NVIDIA GPUs are multi-core processors with each core capable of processing several operations in parallel. Core units are called streaming multiprocessors (SM) or extended streaming multiprocessors (SMX) on more recent systems, as they have enhanced capabilities. Each multiprocessor has several compute units called CUDA-cores in NVIDIA jargon. At each clock-cycle, multiprocessors execute multiple warps, with each warp being a group of operations called CUDA-threads processed in single instructions multiple threads (SIMT) fashion. SIMT execution is similar to SIMD but more flexible, and for example, different CUDA-threads of a SIMT group are allowed to take different branches at a performance penalty. At variance with CPU threads, context switches among active CUDA-threads are very fast, as these architectures maintain many thread states. Typically, one CUDA-thread processes one element of the data-set of the application. This helps exploit available parallelism of the algorithm, and hides latencies by switching between threads waiting for data coming from memory and threads ready to run. This structure has remained stable across all generations.

Table 11.1 summarizes only a few relevant parameters for several generations of NVIDIA GPUs.

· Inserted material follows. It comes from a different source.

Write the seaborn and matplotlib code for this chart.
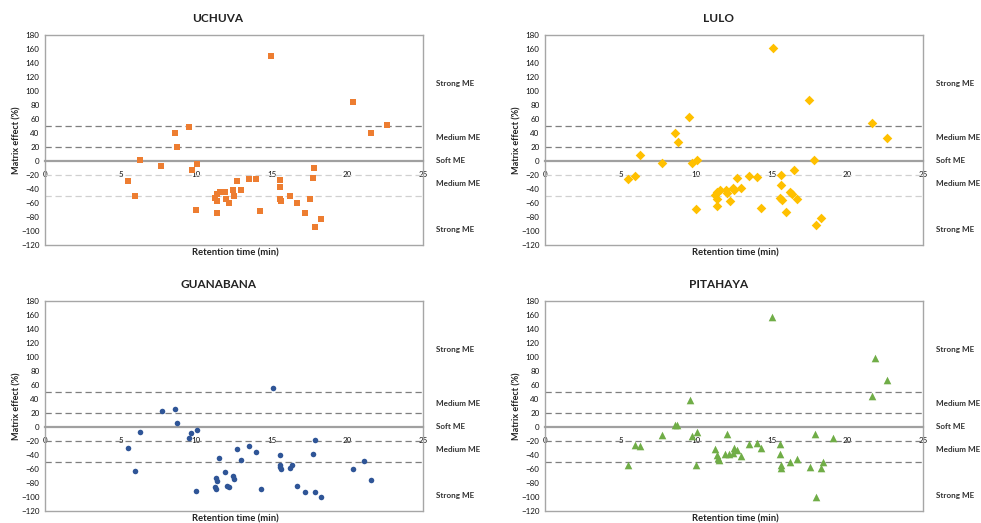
import matplotlib
matplotlib.use("Agg")
import matplotlib.pyplot as plt
import seaborn as sns
import pandas as pd

# Retention time (min) and matrix effect (%) per fruit matrix
uchuva_rt = [5.51, 5.93, 6.28, 7.69, 8.60, 8.75, 9.55, 9.70, 10.05, 9.99, 11.22, 11.35,
             11.55, 11.40, 11.38, 11.90, 11.97, 12.19, 12.41, 12.50, 12.70, 12.99, 13.51,
             13.98, 14.24, 14.95, 15.56, 15.54, 15.56, 15.61, 16.20, 16.67, 17.17, 17.53,
             17.70, 17.79, 17.88, 18.23, 20.39, 21.58, 22.60]
uchuva_me = [-29, -49.5, 1, -7, 40.5, 20, 48.6, -12.4, -4.8, -70.5, -52.4, -47,
             -44, -56.7, -74.8, -44.3, -54.3, -59.5, -42, -50, -28, -41, -25.7,
             -25.7, -71.4, 149.5, -27, -37, -54, -57.6, -49.5, -59.5, -73.8, -54.8,
             -24.8, -9.5, -93.8, -82.4, 84.3, 40.5, 52]

lulo_rt = [5.51, 5.95, 6.31, 7.72, 8.60, 8.77, 9.55, 9.72, 10.05, 9.99, 11.24, 11.40,
           11.57, 11.40, 11.38, 11.95, 12.02, 12.24, 12.41, 12.52, 12.72, 12.99, 13.51,
           14.00, 14.29, 15.06, 15.61, 15.59, 15.57, 15.66, 15.96, 16.18, 16.34, 16.45,
           16.67, 17.48, 17.81, 17.90, 18.25, 21.60, 22.60]
lulo_me = [-25.7, -21.9, 8.1, -3.3, 39.5, 27.1, 63.3, -3.3, 1, -69, -48.6, -44.3,
           -41.4, -54.3, -64.3, -41.4, -46.2, -57.1, -39, -41.9, -24.8, -39, -21.4,
           -23.3, -67.6, 161, -20, -33.8, -52.4, -55.2, -72.4, -44.3, -46.7, -12.4,
           -54.3, 86.7, 1, -91, -81.9, 53.8, 33.3]

guanabana_rt = [5.51, 5.93, 6.28, 7.72, 8.60, 8.75, 9.50, 9.68, 10.03, 9.99, 11.53, 11.33,
                11.38, 11.22, 11.33, 11.90, 12.01, 12.17, 12.41, 12.50, 12.68, 12.99, 13.51,
                13.98, 14.26, 15.07, 15.52, 15.55, 15.57, 15.61, 16.20, 16.31, 16.67, 17.17,
                17.75, 17.83, 17.88, 18.23, 20.39, 21.12, 21.58]
guanabana_me = [-30, -62.4, -7.1, 22.4, 25.2, 5.7, -16.2, -9, -4.8, -91.4, -44.8, -72.4,
                -77.1, -85.2, -89, -64.8, -84.8, -85.7, -70, -74.3, -31.4, -47.6, -27.6,
                -35.2, -89, 55.2, -39.5, -53.8, -57.1, -59.5, -58.6, -54.8, -84.8, -93.3,
                -38.6, -18.6, -92.4, -100.5, -59.5, -48.1, -75.7]

pitahaya_rt = [5.51, 5.95, 6.31, 7.72, 8.60, 8.75, 9.59, 9.70, 10.05, 9.99, 11.24, 11.38,
               11.44, 11.49, 11.88, 12.04, 12.19, 12.41, 12.52, 12.70, 12.99, 13.51, 14.00,
               14.29, 14.99, 15.56, 15.54, 15.59, 15.61, 16.20, 16.67, 17.50, 17.83, 17.90,
               18.25, 18.41, 19.03, 21.61, 21.85, 22.60]
pitahaya_me = [-54.3, -25.2, -27.6, -11.9, 3.3, 3.3, 39, -12.9, -7.1, -54.8, -31.4, -40,
               -44.3, -47.1, -38.6, -10.5, -38.6, -36.7, -29.5, -32.4, -41.4, -24.3, -22.4,
               -29.5, 157, -24.3, -38, -54.8, -58.6, -50.5, -46.2, -57.1, -9.5, -100,
               -58.6, -50.5, -16.2, 43.8, 98, 66.7]

panels = ["UCHUVA", "LULO", "GUANABANA", "PITAHAYA"]
series = [(uchuva_rt, uchuva_me), (lulo_rt, lulo_me),
          (guanabana_rt, guanabana_me), (pitahaya_rt, pitahaya_me)]
colors = ["#ED7D31", "#FFC000", "#2F5597", "#70AD47"]
markers = ["s", "D", "o", "^"]
marker_sizes = [22, 24, 16, 30]

zone_labels = ["Strong ME", "Medium ME", "Soft ME", "Medium ME", "Strong ME"]
zone_label_y = [111, 34, 1, -32, -98]

sns.set_style("white")
plt.rcParams["font.family"] = ["Lato", "DejaVu Sans"]

W, H = 981, 523
fig = plt.figure(figsize=(W / 100, H / 100), dpi=100)

# axes boxes in pixels: left, top, width, height
boxes = [(45, 35), (545, 35), (45, 301), (545, 301)]
bw, bh = 378, 210

for i, (name, (rt, me)) in enumerate(zip(panels, series)):
    left, top = boxes[i]
    ax = fig.add_axes([left / W, (H - top - bh) / H, bw / W, bh / H])
    df = pd.DataFrame({"rt": rt, "me": me})
    sns.scatterplot(data=df, x="rt", y="me", ax=ax, color=colors[i],
                    marker=markers[i], s=marker_sizes[i], linewidth=0, zorder=3)
    ax.set_xlim(0, 25)
    ax.set_ylim(-120, 180)
    ax.set_xticks(range(0, 26, 5))
    ax.set_yticks(range(-120, 181, 20))
    ax.set_xlabel("")
    ax.set_ylabel("")

    frame = "#A6A6A6"
    for side in ("left", "right", "top"):
        ax.spines[side].set_color(frame)
        ax.spines[side].set_linewidth(1.0)
    # x axis crosses at zero
    ax.spines["bottom"].set_position(("data", 0))
    ax.spines["bottom"].set_color("#A0A0A0")
    ax.spines["bottom"].set_linewidth(1.6)
    ax.plot([0, 1], [0, 0], transform=ax.transAxes, color=frame, lw=1.0,
            clip_on=False, zorder=5)

    ax.tick_params(axis="both", length=0, labelsize=5.8, colors="#111111")
    ax.tick_params(axis="y", pad=4)
    ax.tick_params(axis="x", pad=7)

    upper = "#7F7F7F"
    lower = "#D0D0D0" if i < 2 else "#7F7F7F"
    for yv in (50, 20):
        ax.axhline(yv, color=upper, lw=0.9, ls=(0, (5, 3)), zorder=1)
    for yv in (-20, -50):
        ax.axhline(yv, color=lower, lw=0.9, ls=(0, (5, 3)), zorder=1)

    for lab, yv in zip(zone_labels, zone_label_y):
        ax.text(1.035, yv, lab, transform=ax.get_yaxis_transform(), ha="left",
                va="center", fontsize=5.9, fontweight="bold", color="#333333")

    # panel title, axis titles
    tx = left + 0.458 * bw
    fig.text(tx / W, 1 - (top - 17) / H, name, ha="center", va="center",
             fontsize=8.5, fontweight="bold", color="#222222")
    fig.text((left + 0.504 * bw) / W, 1 - (top + bh + 8) / H,
             "Retention time (min)", ha="center", va="center",
             fontsize=6.8, fontweight="bold", color="#222222")
    fig.text((left - 28) / W, 1 - (top + bh / 2) / H, "Matrix effect (%)",
             ha="center", va="center", rotation=90, fontsize=6.5,
             fontweight="bold", color="#222222")

fig.savefig("out.png", dpi=100, facecolor="white")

|                                | C2050 / C2070 | K20X  | K40    | K80   |            | P100 | V100 |
|--------------------------------|---------------|-------|--------|-------|------------|------|------|
| GPU                            | GF100         | GK110 | GK110B | GK210 | × 2        | P100 | V100 |
| Number of SMs                  | 16            | 14    | 15     | 13    | × 2        | 56   | 80   |
| Number of CUDA-cores           | 448           | 2688  | 2880   | 2496  | × 2        | 3584 | 5120 |
| Base clock frequency (MHz)     | 1.15          | 735   | 745    | 562   |            | 1328 | 1370 |
| Base DP performance (Gflops)   | 515           | 1310  | 1430   | 935   | × 2        | 4755 | 7000 |
| Boosted clock frequency (MHz)  | _             | _     | 875    | 875   |            | 1480 | 1455 |
| Boosted DP performance(Gflops) | _             | _     | 1660   | 1455  | $\times 2$ | 5300 | 7500 |
| Total available memory (GB)    | 3/6           | 6     | 12     | 12    | × 2        | 16   | 16   |
| Memory bus width (bit)         | 384           | 384   | 384    | 384   | × 2        | 4096 | 4096 |
| Peak mem. BW (ECC-off) (GB/s)  | 144           | 250   | 288    | 240   | × 2        | 732  | 900  |
| Max Power (Watt)               | 215           | 235   | 235    | 300   |            | 300  | 300  |

**Table 11.1.** Some relevant parameters for several generations of NVIDIA GPUs

The C2050 and C2070 boards based on the Fermi architecture differ in the amount of available global memory. The K20, K40 and K80 are boards based on Kepler processors. Several enhancements are available in the more recent Kepler and

Pascal architecture that have 256 32-bit registers addressable by each CUDA-thread (a 4X increase over Fermi) and each SMX has 65536 registers (a 2X increase). Kepler and Pascal GPUs are also able to increase their clock frequency beyond the nominal value (this is usually referred to as GPUBoost), if power and thermal constraints allow us to do so. The K40 processor has more global memory than the K20 and slightly improves memory bandwidth and floating-point throughput, meanwhile, the K80 has two enhanced Kepler GPUs with more registers and shared memory than K20/K40 and extended GPUBoost features. Up to now the only board based on the Pascal processor is the P100. The Tesla C2050 system has a peak performance of  $\approx 1$  Tflops in single-precision (SP), and  $\approx 500$  Gflops in double-precision (DP); on the Kepler K20 and K40, the peak SP (DP) performance is  $\approx 5$  Tflops ( $\approx 1.5$  Tflops), while on the K80 the aggregate SP (DP) performance of the two GPUs is  $\approx 5.6$  Tflops ( $\approx 1.9$  Tflops). The P100 delivers up to  $\approx 10.5$  Tflops (SP) and  $\approx 5.3$  (DP). Fast access to memory is strongly correlated with performance: peak bandwidth is 144 GB/s for the C2050 and C2070 processors, and 250 and 288 GB/s respectively for the K20X and the K40; on the K80, the aggregate peak is 480 GB/s, increased to 732 GB/s on the P100. The memory system has an error detection and correction system (ECC) to increase reliability when running large codes. This feature is usually always on, even though it slightly reduces available memory and bandwidth (e.g. on the Tesla C2050 available memory is reduced by  $\approx 12~\%$  and we measure a typical bandwidth cost  $\approx 20 - 25\%$ ). The next generation NVIDIA GPU architecture Volta further increases the computing throughput to 7.5 Tflops DP, and the memory bandwidth to 900 GB/s, a factor 1.4X and 1.2X w.r.t. the Pascal architecture.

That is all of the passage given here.